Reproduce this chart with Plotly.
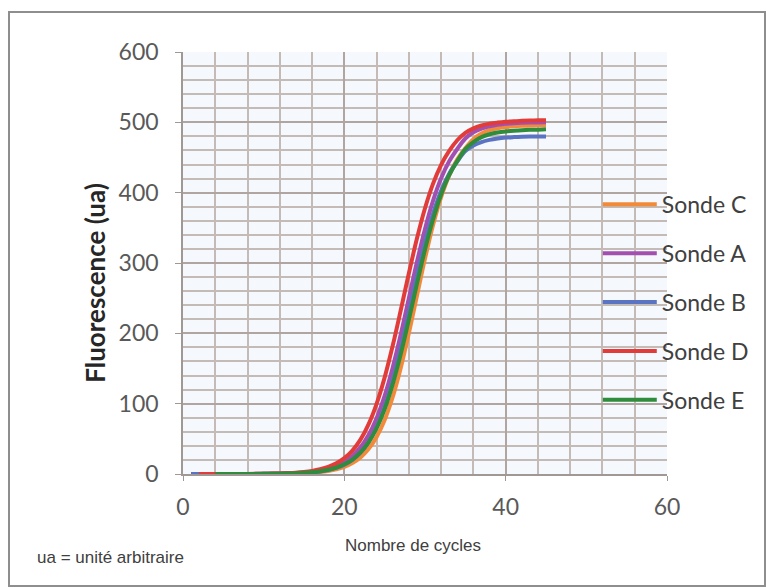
import plotly.graph_objects as go

# ---- data ----
cycles = list(range(1, 46))

sonde_c = [0.0, 0.0, 0.0, 0.01, 0.02, 0.03, 0.04, 0.06, 0.09, 0.13, 0.21, 0.32, 0.49, 0.76, 1.17,
           1.81, 2.79, 4.3, 6.6, 10.1, 15.5, 23.5, 35.4, 52.7, 76.9, 109.5, 151.0, 200.1, 253.4, 306.2,
           354.0, 393.7, 424.6, 447.3, 463.3, 476.0, 484.0, 489.0, 491.5, 493.2, 494.3, 495.0, 495.5, 495.8, 496.0]
sonde_a = [0.01, 0.01, 0.02, 0.02, 0.03, 0.05, 0.08, 0.12, 0.18, 0.28, 0.42, 0.64, 0.97, 1.46, 2.2,
           3.35, 5.06, 7.63, 11.5, 17.2, 25.7, 37.9, 55.4, 79.4, 111.3, 151.5, 198.6, 250.0, 301.4, 348.5,
           388.7, 420.6, 444.6, 462.1, 477.0, 486.0, 491.0, 494.5, 496.5, 498.0, 498.8, 499.3, 499.6, 499.8, 500.0]
sonde_b = [0.0, 0.0, 0.0, 0.01, 0.02, 0.03, 0.05, 0.07, 0.11, 0.18, 0.27, 0.42, 0.65, 1.0, 1.54,
           2.37, 3.65, 5.62, 8.63, 13.2, 20.1, 30.3, 45.3, 66.6, 95.6, 133.2, 178.7, 229.6, 281.3, 329.4,
           370.3, 402.8, 427.0, 444.3, 459.0, 467.0, 472.0, 475.0, 477.0, 478.3, 479.0, 479.5, 479.8, 480.0, 480.0]
# Sonde D starts at cycle 2
sonde_d = [0.0, 0.0, 0.0, 0.05, 0.07, 0.1, 0.16, 0.24, 0.36, 0.55, 0.84, 1.3, 1.9, 2.9,
           4.4, 6.7, 10.0, 15.1, 22.5, 33.3, 48.9, 70.6, 99.8, 137.4, 182.6, 233.2, 285.4, 334.7,
           377.8, 412.8, 439.6, 459.4, 474.5, 485.0, 491.5, 495.5, 498.0, 499.6, 500.8, 501.6, 502.1, 502.5, 502.8, 503.0]
# Sonde E starts at cycle 4
sonde_e = [0.02, 0.03, 0.04, 0.07, 0.1, 0.15, 0.22, 0.33, 0.51, 0.77, 1.16, 1.76,
           2.67, 4.03, 6.09, 9.18, 13.8, 20.6, 30.6, 45.0, 65.2, 92.5, 127.8, 170.8, 219.6, 270.4,
           319.2, 362.2, 397.5, 424.8, 445.0, 462.0, 472.0, 479.0, 483.0, 485.5, 487.0, 488.0, 488.8, 489.3, 489.6, 490.0]

series_names = ["Sonde C", "Sonde A", "Sonde B", "Sonde D", "Sonde E"]
series_x = [cycles, cycles, cycles, cycles[1:], cycles[3:]]
series_y = [sonde_c, sonde_a, sonde_b, sonde_d, sonde_e]
series_colors = ["#f28a3a", "#a24fb0", "#5a73c2", "#e23c3a", "#2f8c3c"]

x_ticks = [0, 20, 40, 60]
y_ticks = [0, 100, 200, 300, 400, 500, 600]

# ---- figure ----
fig = go.Figure()
for i, (nm, xs, ys, col) in enumerate(zip(series_names, series_x, series_y, series_colors)):
    fig.add_trace(go.Scatter(
        x=xs, y=ys, name=nm, mode="lines",
        line=dict(color=col, width=4, shape="spline", smoothing=1.0),
        legendgroup=f"g{i}",
    ))

grid_major = "#b0a5a1"
grid_minor = "#c4bbb7"

fig.update_layout(
    width=766, height=588,
    margin=dict(l=183, r=99, t=52, b=114),
    paper_bgcolor="#ffffff",
    plot_bgcolor="#f5f8fc",
    font=dict(family="Lato", size=23, color="#595959"),
    showlegend=True,
    legend=dict(
        x=0.857, y=0.69, xanchor="left", yanchor="top",
        bgcolor="rgba(0,0,0,0)",
        font=dict(family="Lato", size=23, color="#404040"),
        tracegroupgap=16,
        itemwidth=54,
        traceorder="grouped",
    ),
    xaxis=dict(
        range=[0, 60], tickvals=x_ticks, ticktext=[str(v) for v in x_ticks],
        showgrid=True, gridcolor=grid_major, gridwidth=1.6,
        minor=dict(dtick=4, showgrid=True, gridcolor=grid_minor, gridwidth=1.5),
        showline=True, linecolor="#a09894", linewidth=1.5,
        ticks="outside", ticklen=5, tickcolor="#a09894",
        ticklabelstandoff=7,
        tickfont=dict(family="Lato", size=23, color="#595959"),
        zeroline=False,
    ),
    yaxis=dict(
        range=[0, 600], tickvals=y_ticks, ticktext=[str(v) for v in y_ticks],
        showgrid=True, gridcolor=grid_major, gridwidth=1.6,
        minor=dict(dtick=20, showgrid=True, gridcolor=grid_minor, gridwidth=1.5),
        showline=True, linecolor="#a09894", linewidth=1.5,
        ticks="outside", ticklen=6, tickcolor="#a09894",
        ticklabelstandoff=12,
        tickfont=dict(family="Lato", size=23, color="#595959"),
        zeroline=False,
    ),
    annotations=[
        dict(text="<b>Fluorescence (ua)</b>", xref="paper", yref="paper",
             x=-0.1818, y=0.453, xanchor="center", yanchor="middle", textangle=-90,
             showarrow=False, font=dict(family="Lato", size=26, color="#262626")),
        dict(text="Nombre de cycles", xref="paper", yref="paper",
             x=0.475, y=-0.1706, xanchor="center", yanchor="middle",
             showarrow=False, font=dict(family="Liberation Sans", size=17, color="#404040")),
        dict(text="ua = unité arbitraire", xref="paper", yref="paper",
             x=-0.306, y=-0.199, xanchor="left", yanchor="middle",
             showarrow=False, font=dict(family="Liberation Sans", size=17, color="#404040")),
    ],
    shapes=[
        dict(type="rect", xref="paper", yref="paper",
             x0=-0.3595, x1=1.2025, y0=-0.2654, y1=1.0948,
             line=dict(color="#8e8e8e", width=2), fillcolor="rgba(0,0,0,0)", layer="below"),
    ],
)

fig.write_html("out.html")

• [Written exercise]:
Write out every line above exactly as it is, leaving out the pictures.

• [Task result]:
Reproduce this chart with Plotly.
import plotly.graph_objects as go

# ---- data ----
cycles = list(range(1, 46))

sonde_c = [0.0, 0.0, 0.0, 0.01, 0.02, 0.03, 0.04, 0.06, 0.09, 0.13, 0.21, 0.32, 0.49, 0.76, 1.17,
           1.81, 2.79, 4.3, 6.6, 10.1, 15.5, 23.5, 35.4, 52.7, 76.9, 109.5, 151.0, 200.1, 253.4, 306.2,
           354.0, 393.7, 424.6, 447.3, 463.3, 476.0, 484.0, 489.0, 491.5, 493.2, 494.3, 495.0, 495.5, 495.8, 496.0]
sonde_a = [0.01, 0.01, 0.02, 0.02, 0.03, 0.05, 0.08, 0.12, 0.18, 0.28, 0.42, 0.64, 0.97, 1.46, 2.2,
           3.35, 5.06, 7.63, 11.5, 17.2, 25.7, 37.9, 55.4, 79.4, 111.3, 151.5, 198.6, 250.0, 301.4, 348.5,
           388.7, 420.6, 444.6, 462.1, 477.0, 486.0, 491.0, 494.5, 496.5, 498.0, 498.8, 499.3, 499.6, 499.8, 500.0]
sonde_b = [0.0, 0.0, 0.0, 0.01, 0.02, 0.03, 0.05, 0.07, 0.11, 0.18, 0.27, 0.42, 0.65, 1.0, 1.54,
           2.37, 3.65, 5.62, 8.63, 13.2, 20.1, 30.3, 45.3, 66.6, 95.6, 133.2, 178.7, 229.6, 281.3, 329.4,
           370.3, 402.8, 427.0, 444.3, 459.0, 467.0, 472.0, 475.0, 477.0, 478.3, 479.0, 479.5, 479.8, 480.0, 480.0]
# Sonde D starts at cycle 2
sonde_d = [0.0, 0.0, 0.0, 0.05, 0.07, 0.1, 0.16, 0.24, 0.36, 0.55, 0.84, 1.3, 1.9, 2.9,
           4.4, 6.7, 10.0, 15.1, 22.5, 33.3, 48.9, 70.6, 99.8, 137.4, 182.6, 233.2, 285.4, 334.7,
           377.8, 412.8, 439.6, 459.4, 474.5, 485.0, 491.5, 495.5, 498.0, 499.6, 500.8, 501.6, 502.1, 502.5, 502.8, 503.0]
# Sonde E starts at cycle 4
sonde_e = [0.02, 0.03, 0.04, 0.07, 0.1, 0.15, 0.22, 0.33, 0.51, 0.77, 1.16, 1.76,
           2.67, 4.03, 6.09, 9.18, 13.8, 20.6, 30.6, 45.0, 65.2, 92.5, 127.8, 170.8, 219.6, 270.4,
           319.2, 362.2, 397.5, 424.8, 445.0, 462.0, 472.0, 479.0, 483.0, 485.5, 487.0, 488.0, 488.8, 489.3, 489.6, 490.0]

series_names = ["Sonde C", "Sonde A", "Sonde B", "Sonde D", "Sonde E"]
series_x = [cycles, cycles, cycles, cycles[1:], cycles[3:]]
series_y = [sonde_c, sonde_a, sonde_b, sonde_d, sonde_e]
series_colors = ["#f28a3a", "#a24fb0", "#5a73c2", "#e23c3a", "#2f8c3c"]

x_ticks = [0, 20, 40, 60]
y_ticks = [0, 100, 200, 300, 400, 500, 600]

# ---- figure ----
fig = go.Figure()
for i, (nm, xs, ys, col) in enumerate(zip(series_names, series_x, series_y, series_colors)):
    fig.add_trace(go.Scatter(
        x=xs, y=ys, name=nm, mode="lines",
        line=dict(color=col, width=4, shape="spline", smoothing=1.0),
        legendgroup=f"g{i}",
    ))

grid_major = "#b0a5a1"
grid_minor = "#c4bbb7"

fig.update_layout(
    width=766, height=588,
    margin=dict(l=183, r=99, t=52, b=114),
    paper_bgcolor="#ffffff",
    plot_bgcolor="#f5f8fc",
    font=dict(family="Lato", size=23, color="#595959"),
    showlegend=True,
    legend=dict(
        x=0.857, y=0.69, xanchor="left", yanchor="top",
        bgcolor="rgba(0,0,0,0)",
        font=dict(family="Lato", size=23, color="#404040"),
        tracegroupgap=16,
        itemwidth=54,
        traceorder="grouped",
    ),
    xaxis=dict(
        range=[0, 60], tickvals=x_ticks, ticktext=[str(v) for v in x_ticks],
        showgrid=True, gridcolor=grid_major, gridwidth=1.6,
        minor=dict(dtick=4, showgrid=True, gridcolor=grid_minor, gridwidth=1.5),
        showline=True, linecolor="#a09894", linewidth=1.5,
        ticks="outside", ticklen=5, tickcolor="#a09894",
        ticklabelstandoff=7,
        tickfont=dict(family="Lato", size=23, color="#595959"),
        zeroline=False,
    ),
    yaxis=dict(
        range=[0, 600], tickvals=y_ticks, ticktext=[str(v) for v in y_ticks],
        showgrid=True, gridcolor=grid_major, gridwidth=1.6,
        minor=dict(dtick=20, showgrid=True, gridcolor=grid_minor, gridwidth=1.5),
        showline=True, linecolor="#a09894", linewidth=1.5,
        ticks="outside", ticklen=6, tickcolor="#a09894",
        ticklabelstandoff=12,
        tickfont=dict(family="Lato", size=23, color="#595959"),
        zeroline=False,
    ),
    annotations=[
        dict(text="<b>Fluorescence (ua)</b>", xref="paper", yref="paper",
             x=-0.1818, y=0.453, xanchor="center", yanchor="middle", textangle=-90,
             showarrow=False, font=dict(family="Lato", size=26, color="#262626")),
        dict(text="Nombre de cycles", xref="paper", yref="paper",
             x=0.475, y=-0.1706, xanchor="center", yanchor="middle",
             showarrow=False, font=dict(family="Liberation Sans", size=17, color="#404040")),
        dict(text="ua = unité arbitraire", xref="paper", yref="paper",
             x=-0.306, y=-0.199, xanchor="left", yanchor="middle",
             showarrow=False, font=dict(family="Liberation Sans", size=17, color="#404040")),
    ],
    shapes=[
        dict(type="rect", xref="paper", yref="paper",
             x0=-0.3595, x1=1.2025, y0=-0.2654, y1=1.0948,
             line=dict(color="#8e8e8e", width=2), fillcolor="rgba(0,0,0,0)", layer="below"),
    ],
)

fig.write_html("out.html")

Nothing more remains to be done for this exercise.